There are many economic metrics used to measure the value of a security. There are momentum indicators, which measure if the price of a share is rising, falling, how quickly, and for how long. There are value metrics, which compare the actual price of a security with a mathematical calculation of what the price should be. This calculation varies for every analyst, though some common metrics take into account a companiy's revenue, profit, cash flow, liabilities, etc.
The goal of this project is to create an algorithm that increases the profit realized by investors.
This goal will be acheived by using two models, a Logistic Regression and Neural Network.
The data was scraped from the internet for individual stocks. This includes daily price and trading data, as well as earnings data for every quarter since 1995.
The scraped data was manipulated to calculate a variety of value- and momentum-based metrics.
For each trial, a testing date is given. The training data includes a 1 or 2 year period (chosen as a hyperparamter of the model) occurring at least n days before the testing date. The test data is comprised of the 6 month period following the testing date.
N corresponds the the classifcation of an instance. This data has a binary classification defined by whether or not the price of the security increased n business days after the current date. It is for this reason that there must be a gap of n days between the training and test data. This value is also selected as a hyperparameter of the model. Predicting the price of a stock 1 day into the future (which would practically yield the highest returns), is nearly impossible. It is unrealistic to do so given the feature spaced used in this project, as no geopolitical or media information was gleaned.

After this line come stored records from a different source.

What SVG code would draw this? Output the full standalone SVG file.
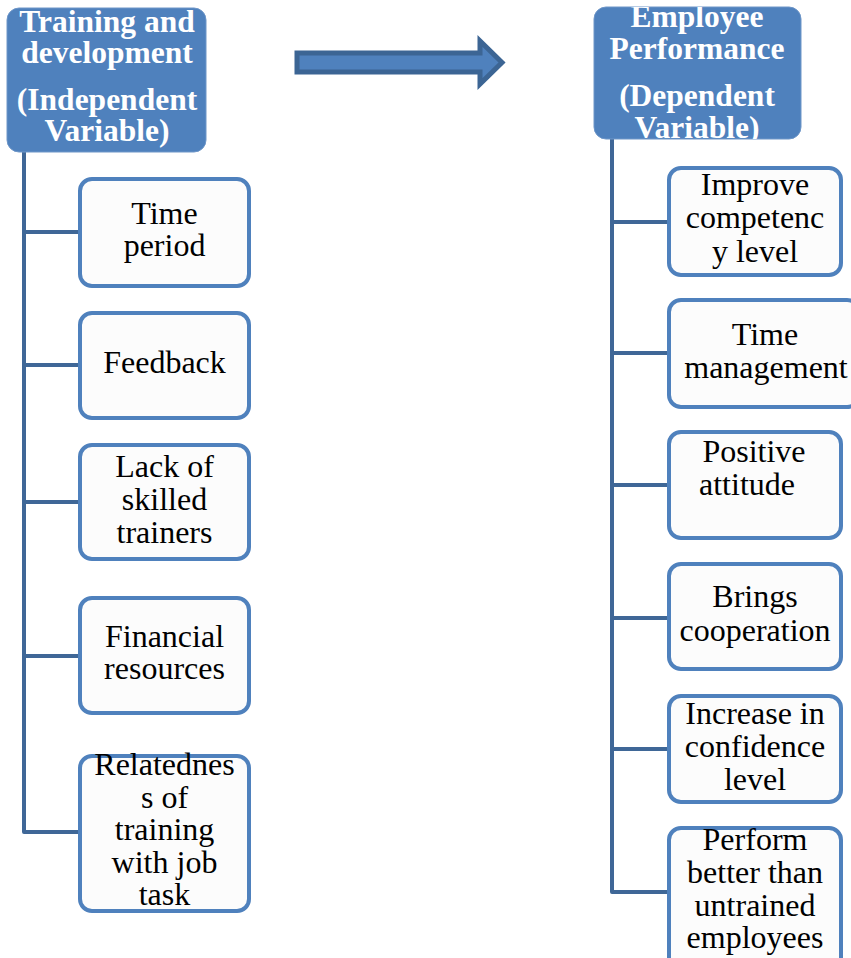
<svg xmlns="http://www.w3.org/2000/svg" width="851" height="958" viewBox="0 0 851 958">
<style>
.hdr{fill:#4F81BD;stroke:#6E96C8;stroke-width:1}
.htx{font-family:'Liberation Serif','Times New Roman',Times,serif;font-weight:bold;font-size:31.5px;fill:#FFFFFF;text-anchor:middle}
.box{fill:#FCFCFC;stroke:#4F81BD;stroke-width:4}
.btx{font-family:'Liberation Serif','Times New Roman',Times,serif;font-size:32px;fill:#000000;text-anchor:middle}
.con{fill:none;stroke:#3F6797;stroke-width:4;stroke-linejoin:round}
</style>
<defs>
<clipPath id="clipR"><rect x="594" y="7" width="207" height="132" rx="12"/></clipPath>
</defs>
<g id="connectors">
<path class="con" d="M24 152 V832 H80"/>
<path class="con" d="M24 232 H80 M24 365 H80 M24 502 H80 M24 656 H80"/>
<path class="con" d="M612 139 V892 H669"/>
<path class="con" d="M612 222 H669 M612 353 H669 M612 485 H669 M612 618 H669 M612 749 H669"/>
</g>
<g id="arrow">
<path d="M297 53 H480 V41 L502 62.5 L480 84 V72 H297 Z" fill="#4F81BD" stroke="#3C6594" stroke-width="5" stroke-linejoin="miter"/>
</g>
<g id="indep">
<rect class="hdr" x="7" y="8" width="199" height="144" rx="12"/>
<text class="htx" x="107" y="32">Training and</text>
<text class="htx" x="107" y="63">development</text>
<text class="htx" x="107" y="110">(Independent</text>
<text class="htx" x="107" y="141">Variable)</text>
</g>
<g id="dep">
<rect class="hdr" x="594" y="7" width="207" height="132" rx="12"/>
<g clip-path="url(#clipR)">
<text class="htx" x="697" y="27">Employee</text>
<text class="htx" x="697" y="59">Performance</text>
<text class="htx" x="697" y="106">(Dependent</text>
<text class="htx" x="697" y="138">Variable)</text>
</g>
</g>
<g id="l1">
<rect class="box" x="80" y="179" width="169" height="107" rx="12"/>
<text class="btx" x="164.5" y="224">Time</text>
<text class="btx" x="164.5" y="256">period</text>
</g>
<g id="l2">
<rect class="box" x="80" y="313" width="169" height="105" rx="12"/>
<text class="btx" x="164.5" y="373">Feedback</text>
</g>
<g id="l3">
<rect class="box" x="80" y="445" width="169" height="114" rx="12"/>
<text class="btx" x="164.5" y="477">Lack of</text>
<text class="btx" x="164.5" y="510">skilled</text>
<text class="btx" x="164.5" y="543">trainers</text>
</g>
<g id="l4">
<rect class="box" x="80" y="598" width="169" height="115" rx="12"/>
<text class="btx" x="164.5" y="647">Financial</text>
<text class="btx" x="164.5" y="679">resources</text>
</g>
<g id="l5">
<rect class="box" x="80" y="756" width="169" height="155" rx="12"/>
<text class="btx" x="164.5" y="775">Relatednes</text>
<text class="btx" x="164.5" y="808">s of</text>
<text class="btx" x="164.5" y="840">training</text>
<text class="btx" x="164.5" y="873">with job</text>
<text class="btx" x="164.5" y="905">task</text>
</g>
<g id="r1">
<rect class="box" x="669" y="168" width="172" height="107" rx="12"/>
<text class="btx" x="755" y="195">Improve</text>
<text class="btx" x="755" y="228">competenc</text>
<text class="btx" x="755" y="262">y level</text>
</g>
<g id="r2">
<rect class="box" x="669" y="300" width="190" height="107" rx="12"/>
<text class="btx" x="765" y="345">Time</text>
<text class="btx" x="766" y="378">management</text>
</g>
<g id="r3">
<rect class="box" x="669" y="432" width="172" height="106" rx="12"/>
<text class="btx" x="754" y="462">Positive</text>
<text class="btx" x="747" y="495">attitude</text>
</g>
<g id="r4">
<rect class="box" x="669" y="564" width="172" height="105" rx="12"/>
<text class="btx" x="755" y="607">Brings</text>
<text class="btx" x="755" y="641">cooperation</text>
</g>
<g id="r5">
<rect class="box" x="669" y="696" width="172" height="106" rx="12"/>
<text class="btx" x="755" y="724">Increase in</text>
<text class="btx" x="755" y="757">confidence</text>
<text class="btx" x="755" y="790">level</text>
</g>
<g id="r6">
<rect class="box" x="669" y="828" width="172" height="150" rx="12"/>
<text class="btx" x="755" y="850">Perform</text>
<text class="btx" x="755" y="883">better than</text>
<text class="btx" x="755" y="916">untrained</text>
<text class="btx" x="755" y="948">employees</text>
</g>
</svg>
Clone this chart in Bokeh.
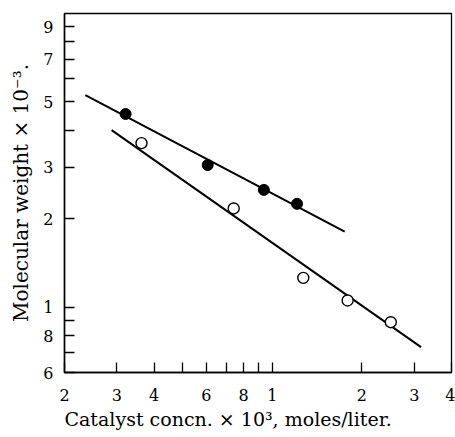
from bokeh.plotting import figure
from bokeh.models import FixedTicker, Range1d, Title
from bokeh.embed import file_html
from bokeh.resources import INLINE

# Catalyst concentration (x 10^3 moles/liter) and molecular weight (x 10^-3)
filled_conc = [0.321, 0.606, 0.936, 1.21]
filled_mw = [4.55, 3.05, 2.51, 2.25]
open_conc = [0.363, 0.741, 1.27, 1.79, 2.50]
open_mw = [3.62, 2.17, 1.26, 1.055, 0.89]

# Straight fitted lines on the log-log scale (two end points each)
upper_fit_conc = [0.235, 1.75]
upper_fit_mw = [5.27, 1.81]
lower_fit_conc = [0.288, 3.16]
lower_fit_mw = [4.01, 0.732]

# Axis ticks and their printed labels
x_ticks = [0.2, 0.3, 0.4, 0.5, 0.6, 0.7, 0.8, 0.9, 1, 2, 3, 4]
x_tick_labels = ["2", "3", "4", "", "6", "", "8", "", "1", "2", "3", "4"]
y_ticks = [0.6, 0.7, 0.8, 0.9, 1, 2, 3, 4, 5, 6, 7, 8, 9]
y_tick_labels = ["6", "", "8", "", "1", "2", "3", "", "5", "", "7", "", "9"]

FONT = "DejaVu Serif"

p = figure(
    width=455, height=437,
    x_axis_type="log", y_axis_type="log",
    x_range=Range1d(0.2, 4), y_range=Range1d(0.6, 10),
    output_backend="svg", toolbar_location=None,
    min_border_left=64, min_border_right=4,
    min_border_top=13, min_border_bottom=65,
    background_fill_color="white", border_fill_color="white",
)
p.grid.visible = False
p.outline_line_color = "black"
p.outline_line_width = 1.3

p.xaxis.ticker = FixedTicker(ticks=x_ticks, minor_ticks=[])
p.yaxis.ticker = FixedTicker(ticks=y_ticks, minor_ticks=[])
p.xaxis.major_label_overrides = dict(zip(x_ticks, x_tick_labels))
p.yaxis.major_label_overrides = dict(zip(y_ticks, y_tick_labels))

p.yaxis.axis_label = "Molecular weight × 10⁻³."

for ax in (p.xaxis, p.yaxis):
    ax.axis_line_color = "black"
    ax.axis_line_width = 1.5
    ax.major_tick_in = 10
    ax.major_tick_out = 0
    ax.major_tick_line_color = "black"
    ax.major_tick_line_width = 1.3
    ax.minor_tick_line_color = None
    ax.major_label_text_font = FONT
    ax.major_label_text_font_size = "16px"
    ax.major_label_text_color = "black"
    ax.axis_label_text_font = FONT
    ax.axis_label_text_font_style = "normal"
    ax.axis_label_text_color = "black"

p.yaxis.axis_label_text_font_size = "20px"
p.xaxis.major_label_standoff = 16
p.yaxis.major_label_standoff = 11
p.yaxis.axis_label_standoff = 7

# x-axis caption, set flush with the left edge of the frame
x_caption = Title(
    text="Catalyst concn. × 10³, moles/liter.",
    align="left", text_font=FONT, text_font_size="19px",
    text_font_style="normal", text_color="black", standoff=4,
)
p.add_layout(x_caption, "below")

p.line(upper_fit_conc, upper_fit_mw, line_color="black", line_width=2)
p.line(lower_fit_conc, lower_fit_mw, line_color="black", line_width=2)

p.scatter(filled_conc, filled_mw, marker="circle", size=11,
          fill_color="black", line_color="black")
p.scatter(open_conc, open_mw, marker="circle", size=11,
          fill_color="white", line_color="black", line_width=1.4)

open("out.html", "w").write(file_html(p, INLINE))
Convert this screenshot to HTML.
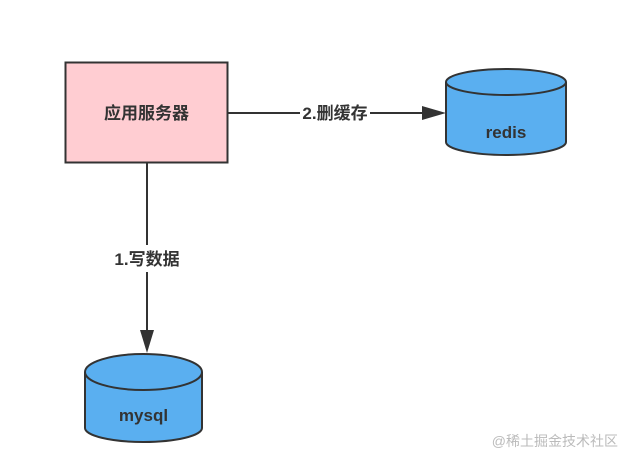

*Note: This model does not take dividend payouts into account, and all stock prices are split-adjusted.
Economic climates can vary by month, quarter, and year. To gain a more accurate understanding of a model's performance, every 6 month period was tested from the period beginning on January 1st, 2003 to the period beginning on January 1st, 2016 (which ends on July 1st, 2016). The total returns of the model are then aggregated and compared with the total returns of the unengaged investor.
The unengaged investor is a control group to compare the model against. Many analysts try to predict the market, and end up making less money than they would have if they didn't do anything. The unengaged investor mimics the returns that would be realized if a stock was bought on the first day of a period and kept untili the final day of the period (also referred to at the static return). The model buys and sells a security each day depending on the predicted classification of the test data.
When an instance is classified as True (meaning the model expects the share price to increase in the future), the model buys a share of the stock. It then holds the stock until it classifies an instance as False (meaning the model expects the share price to decrease in the future). The maximum returns would be realized if the model were to buy a security the day before it increases, and sell it the day before it decreases, for every day in the test period. The inverse is also possible, which would be the worst case.
The performance of this model will not be measured by the accuracy of its predictions. Rather, the most practical measurement of this model are to compare its returns to the unengaged investor. If the model produces higher returns than an investor who did not use the model and merely held a security for the duration of the period, than utilizing the model to guide investment decisions will have been worthwhile.
Note: Other measures of success could have also been selected. For example, one could have optimized the model to reduce volatility or minimize losses. This project, however, optimizes the model by maximizing returns without regard for volaility or short-term losses.
Below are the annualized returns of each model for the tested companies:
Stock | Static Return | Logistic Regression | Neural Network |
---|---|---|---|
Amazon.com, Inc. | 30.55% | 31.51% | 21.95% |
DuPont de Nemours, Inc. | 3.69% | 5.66% | 7.93% |
Exxon Mobil Corporation | 7.46% | 11.74% | 13.47% |
IBM Corporation | 4.80% | 7.66% | 8.31% |
Johnson & Johnson | 5.90% | 3.70% | 7.25% |
J.P. Morgan Chase & Co. | 6.84% | 1.95% | 8.92% |
Microsoft Corporation | 4.89% | 7.79% | 6.55% |
Walt Disney Co | 13.83% | 13.68% | 16.11% |
Bolded returns reflect annualized returns that were greater than the unengaged investor
The above chart shows that the model was able to successfully outperform the unengaged investor for all 8 securities tested. Companies were chosen from a broad range of sectors to test the robustness of the model.
The logistic regression proved to be the more lucrative investing technique for 5/8 holdings, with an average return of 0.72% /yr greater than the static return.
The neural network proved to be the more lucrative investing technique for 7/8 holdings, with an average return of 1.57% /yr greater than the static return. Among the 7 stocks in which the model performed better, the average return was 3.02% /yr greater than the static return.
While the model appears to have performed well, I would not recommend using this to guide any investment decisions. The use of averaging over many years and multiple economic cycles is naiive, expecially considering the lack of information used in the decision making process of these models. This model can serve as a guide, but it should not be used to pick which securities to buy. The purpose of this model is to maximize the returns of a holding, not to give input on which stocks will outperform others.